Every line below is to be copied exactly, with the pictures left out.

━━ PROVIDED MATERIAL ━━

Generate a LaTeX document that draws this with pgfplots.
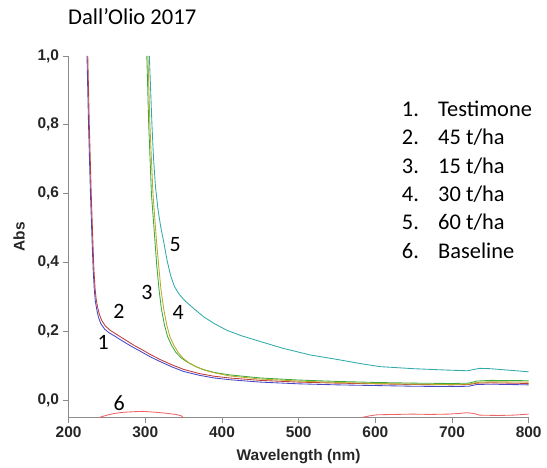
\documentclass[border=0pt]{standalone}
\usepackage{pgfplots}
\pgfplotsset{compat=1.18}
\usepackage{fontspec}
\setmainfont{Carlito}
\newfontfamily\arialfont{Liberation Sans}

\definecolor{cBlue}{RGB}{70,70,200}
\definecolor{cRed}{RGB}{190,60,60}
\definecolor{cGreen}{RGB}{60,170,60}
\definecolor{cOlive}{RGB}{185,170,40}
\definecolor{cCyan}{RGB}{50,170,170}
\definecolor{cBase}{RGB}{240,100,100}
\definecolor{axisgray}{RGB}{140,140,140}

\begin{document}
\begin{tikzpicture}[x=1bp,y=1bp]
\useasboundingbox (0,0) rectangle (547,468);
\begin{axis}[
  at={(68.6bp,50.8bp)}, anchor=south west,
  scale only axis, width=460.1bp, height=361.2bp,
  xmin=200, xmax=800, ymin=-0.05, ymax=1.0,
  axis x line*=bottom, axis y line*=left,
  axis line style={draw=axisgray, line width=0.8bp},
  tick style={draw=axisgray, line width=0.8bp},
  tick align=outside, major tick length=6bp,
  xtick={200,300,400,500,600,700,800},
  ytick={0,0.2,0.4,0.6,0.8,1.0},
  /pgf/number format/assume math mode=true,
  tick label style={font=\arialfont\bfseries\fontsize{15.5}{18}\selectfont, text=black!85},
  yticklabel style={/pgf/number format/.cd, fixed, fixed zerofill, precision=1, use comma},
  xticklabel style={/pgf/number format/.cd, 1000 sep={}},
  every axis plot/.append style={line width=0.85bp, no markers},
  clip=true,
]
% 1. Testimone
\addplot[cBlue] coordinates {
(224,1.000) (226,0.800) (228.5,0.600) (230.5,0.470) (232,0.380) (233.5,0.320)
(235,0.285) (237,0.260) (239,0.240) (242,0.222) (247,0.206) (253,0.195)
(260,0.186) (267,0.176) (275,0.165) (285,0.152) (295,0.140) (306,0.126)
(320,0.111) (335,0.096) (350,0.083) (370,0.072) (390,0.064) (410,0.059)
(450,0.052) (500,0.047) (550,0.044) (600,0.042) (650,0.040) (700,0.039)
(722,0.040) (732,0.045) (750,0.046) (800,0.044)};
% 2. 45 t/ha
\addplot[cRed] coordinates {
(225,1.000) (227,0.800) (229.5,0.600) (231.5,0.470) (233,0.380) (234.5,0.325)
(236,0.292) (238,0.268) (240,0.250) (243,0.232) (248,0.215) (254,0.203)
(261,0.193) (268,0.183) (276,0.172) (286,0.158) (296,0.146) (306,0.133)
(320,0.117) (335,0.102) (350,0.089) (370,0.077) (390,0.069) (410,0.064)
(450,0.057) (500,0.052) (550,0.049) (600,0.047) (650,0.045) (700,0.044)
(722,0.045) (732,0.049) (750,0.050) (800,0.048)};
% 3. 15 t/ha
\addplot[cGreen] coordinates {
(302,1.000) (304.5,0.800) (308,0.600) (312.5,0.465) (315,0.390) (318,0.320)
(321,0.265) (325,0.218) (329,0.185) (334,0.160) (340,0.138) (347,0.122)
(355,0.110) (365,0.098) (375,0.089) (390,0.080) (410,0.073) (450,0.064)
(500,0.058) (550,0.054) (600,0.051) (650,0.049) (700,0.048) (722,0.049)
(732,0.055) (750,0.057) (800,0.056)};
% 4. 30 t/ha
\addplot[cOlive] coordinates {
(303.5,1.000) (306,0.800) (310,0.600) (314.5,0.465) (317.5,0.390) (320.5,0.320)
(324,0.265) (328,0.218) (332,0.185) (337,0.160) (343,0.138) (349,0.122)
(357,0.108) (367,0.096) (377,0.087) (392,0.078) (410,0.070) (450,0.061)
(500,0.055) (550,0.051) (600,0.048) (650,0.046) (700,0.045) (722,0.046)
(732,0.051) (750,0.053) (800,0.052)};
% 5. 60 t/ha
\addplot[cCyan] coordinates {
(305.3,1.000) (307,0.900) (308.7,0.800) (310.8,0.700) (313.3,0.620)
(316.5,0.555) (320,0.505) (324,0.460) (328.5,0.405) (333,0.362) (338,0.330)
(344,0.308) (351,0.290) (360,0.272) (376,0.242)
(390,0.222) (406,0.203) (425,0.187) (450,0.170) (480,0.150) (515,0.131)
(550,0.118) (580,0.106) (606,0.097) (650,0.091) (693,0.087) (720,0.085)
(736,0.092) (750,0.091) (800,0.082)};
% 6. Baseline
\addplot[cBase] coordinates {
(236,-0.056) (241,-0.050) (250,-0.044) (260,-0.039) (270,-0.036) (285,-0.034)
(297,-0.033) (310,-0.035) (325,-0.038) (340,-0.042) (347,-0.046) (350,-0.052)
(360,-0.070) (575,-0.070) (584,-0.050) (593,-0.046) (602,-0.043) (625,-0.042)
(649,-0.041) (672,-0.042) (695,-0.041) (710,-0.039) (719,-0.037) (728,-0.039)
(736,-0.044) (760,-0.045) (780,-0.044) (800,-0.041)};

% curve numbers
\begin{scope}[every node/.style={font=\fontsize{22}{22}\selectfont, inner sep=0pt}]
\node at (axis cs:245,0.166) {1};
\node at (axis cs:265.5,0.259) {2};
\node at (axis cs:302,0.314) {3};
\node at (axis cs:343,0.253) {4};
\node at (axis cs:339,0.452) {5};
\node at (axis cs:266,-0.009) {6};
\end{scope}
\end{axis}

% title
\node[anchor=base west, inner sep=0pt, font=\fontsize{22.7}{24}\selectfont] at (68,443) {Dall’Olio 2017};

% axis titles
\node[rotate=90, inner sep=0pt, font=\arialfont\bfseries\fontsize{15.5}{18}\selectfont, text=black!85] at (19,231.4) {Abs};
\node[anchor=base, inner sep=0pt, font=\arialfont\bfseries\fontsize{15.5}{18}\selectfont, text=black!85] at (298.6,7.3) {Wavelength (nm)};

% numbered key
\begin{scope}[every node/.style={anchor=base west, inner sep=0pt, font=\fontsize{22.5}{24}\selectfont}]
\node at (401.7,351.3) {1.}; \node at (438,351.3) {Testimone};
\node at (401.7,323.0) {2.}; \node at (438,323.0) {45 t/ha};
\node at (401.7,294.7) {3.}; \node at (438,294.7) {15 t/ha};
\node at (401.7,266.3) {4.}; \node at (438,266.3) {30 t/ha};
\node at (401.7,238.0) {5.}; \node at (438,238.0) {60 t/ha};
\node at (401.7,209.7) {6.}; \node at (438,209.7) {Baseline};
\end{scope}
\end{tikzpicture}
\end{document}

━━━

EXERCISE RESPONSE -
Generate a LaTeX document that draws this with pgfplots.
\documentclass[border=0pt]{standalone}
\usepackage{pgfplots}
\pgfplotsset{compat=1.18}
\usepackage{fontspec}
\setmainfont{Carlito}
\newfontfamily\arialfont{Liberation Sans}

\definecolor{cBlue}{RGB}{70,70,200}
\definecolor{cRed}{RGB}{190,60,60}
\definecolor{cGreen}{RGB}{60,170,60}
\definecolor{cOlive}{RGB}{185,170,40}
\definecolor{cCyan}{RGB}{50,170,170}
\definecolor{cBase}{RGB}{240,100,100}
\definecolor{axisgray}{RGB}{140,140,140}

\begin{document}
\begin{tikzpicture}[x=1bp,y=1bp]
\useasboundingbox (0,0) rectangle (547,468);
\begin{axis}[
  at={(68.6bp,50.8bp)}, anchor=south west,
  scale only axis, width=460.1bp, height=361.2bp,
  xmin=200, xmax=800, ymin=-0.05, ymax=1.0,
  axis x line*=bottom, axis y line*=left,
  axis line style={draw=axisgray, line width=0.8bp},
  tick style={draw=axisgray, line width=0.8bp},
  tick align=outside, major tick length=6bp,
  xtick={200,300,400,500,600,700,800},
  ytick={0,0.2,0.4,0.6,0.8,1.0},
  /pgf/number format/assume math mode=true,
  tick label style={font=\arialfont\bfseries\fontsize{15.5}{18}\selectfont, text=black!85},
  yticklabel style={/pgf/number format/.cd, fixed, fixed zerofill, precision=1, use comma},
  xticklabel style={/pgf/number format/.cd, 1000 sep={}},
  every axis plot/.append style={line width=0.85bp, no markers},
  clip=true,
]
% 1. Testimone
\addplot[cBlue] coordinates {
(224,1.000) (226,0.800) (228.5,0.600) (230.5,0.470) (232,0.380) (233.5,0.320)
(235,0.285) (237,0.260) (239,0.240) (242,0.222) (247,0.206) (253,0.195)
(260,0.186) (267,0.176) (275,0.165) (285,0.152) (295,0.140) (306,0.126)
(320,0.111) (335,0.096) (350,0.083) (370,0.072) (390,0.064) (410,0.059)
(450,0.052) (500,0.047) (550,0.044) (600,0.042) (650,0.040) (700,0.039)
(722,0.040) (732,0.045) (750,0.046) (800,0.044)};
% 2. 45 t/ha
\addplot[cRed] coordinates {
(225,1.000) (227,0.800) (229.5,0.600) (231.5,0.470) (233,0.380) (234.5,0.325)
(236,0.292) (238,0.268) (240,0.250) (243,0.232) (248,0.215) (254,0.203)
(261,0.193) (268,0.183) (276,0.172) (286,0.158) (296,0.146) (306,0.133)
(320,0.117) (335,0.102) (350,0.089) (370,0.077) (390,0.069) (410,0.064)
(450,0.057) (500,0.052) (550,0.049) (600,0.047) (650,0.045) (700,0.044)
(722,0.045) (732,0.049) (750,0.050) (800,0.048)};
% 3. 15 t/ha
\addplot[cGreen] coordinates {
(302,1.000) (304.5,0.800) (308,0.600) (312.5,0.465) (315,0.390) (318,0.320)
(321,0.265) (325,0.218) (329,0.185) (334,0.160) (340,0.138) (347,0.122)
(355,0.110) (365,0.098) (375,0.089) (390,0.080) (410,0.073) (450,0.064)
(500,0.058) (550,0.054) (600,0.051) (650,0.049) (700,0.048) (722,0.049)
(732,0.055) (750,0.057) (800,0.056)};
% 4. 30 t/ha
\addplot[cOlive] coordinates {
(303.5,1.000) (306,0.800) (310,0.600) (314.5,0.465) (317.5,0.390) (320.5,0.320)
(324,0.265) (328,0.218) (332,0.185) (337,0.160) (343,0.138) (349,0.122)
(357,0.108) (367,0.096) (377,0.087) (392,0.078) (410,0.070) (450,0.061)
(500,0.055) (550,0.051) (600,0.048) (650,0.046) (700,0.045) (722,0.046)
(732,0.051) (750,0.053) (800,0.052)};
% 5. 60 t/ha
\addplot[cCyan] coordinates {
(305.3,1.000) (307,0.900) (308.7,0.800) (310.8,0.700) (313.3,0.620)
(316.5,0.555) (320,0.505) (324,0.460) (328.5,0.405) (333,0.362) (338,0.330)
(344,0.308) (351,0.290) (360,0.272) (376,0.242)
(390,0.222) (406,0.203) (425,0.187) (450,0.170) (480,0.150) (515,0.131)
(550,0.118) (580,0.106) (606,0.097) (650,0.091) (693,0.087) (720,0.085)
(736,0.092) (750,0.091) (800,0.082)};
% 6. Baseline
\addplot[cBase] coordinates {
(236,-0.056) (241,-0.050) (250,-0.044) (260,-0.039) (270,-0.036) (285,-0.034)
(297,-0.033) (310,-0.035) (325,-0.038) (340,-0.042) (347,-0.046) (350,-0.052)
(360,-0.070) (575,-0.070) (584,-0.050) (593,-0.046) (602,-0.043) (625,-0.042)
(649,-0.041) (672,-0.042) (695,-0.041) (710,-0.039) (719,-0.037) (728,-0.039)
(736,-0.044) (760,-0.045) (780,-0.044) (800,-0.041)};

% curve numbers
\begin{scope}[every node/.style={font=\fontsize{22}{22}\selectfont, inner sep=0pt}]
\node at (axis cs:245,0.166) {1};
\node at (axis cs:265.5,0.259) {2};
\node at (axis cs:302,0.314) {3};
\node at (axis cs:343,0.253) {4};
\node at (axis cs:339,0.452) {5};
\node at (axis cs:266,-0.009) {6};
\end{scope}
\end{axis}

% title
\node[anchor=base west, inner sep=0pt, font=\fontsize{22.7}{24}\selectfont] at (68,443) {Dall’Olio 2017};

% axis titles
\node[rotate=90, inner sep=0pt, font=\arialfont\bfseries\fontsize{15.5}{18}\selectfont, text=black!85] at (19,231.4) {Abs};
\node[anchor=base, inner sep=0pt, font=\arialfont\bfseries\fontsize{15.5}{18}\selectfont, text=black!85] at (298.6,7.3) {Wavelength (nm)};

% numbered key
\begin{scope}[every node/.style={anchor=base west, inner sep=0pt, font=\fontsize{22.5}{24}\selectfont}]
\node at (401.7,351.3) {1.}; \node at (438,351.3) {Testimone};
\node at (401.7,323.0) {2.}; \node at (438,323.0) {45 t/ha};
\node at (401.7,294.7) {3.}; \node at (438,294.7) {15 t/ha};
\node at (401.7,266.3) {4.}; \node at (438,266.3) {30 t/ha};
\node at (401.7,238.0) {5.}; \node at (438,238.0) {60 t/ha};
\node at (401.7,209.7) {6.}; \node at (438,209.7) {Baseline};
\end{scope}
\end{tikzpicture}
\end{document}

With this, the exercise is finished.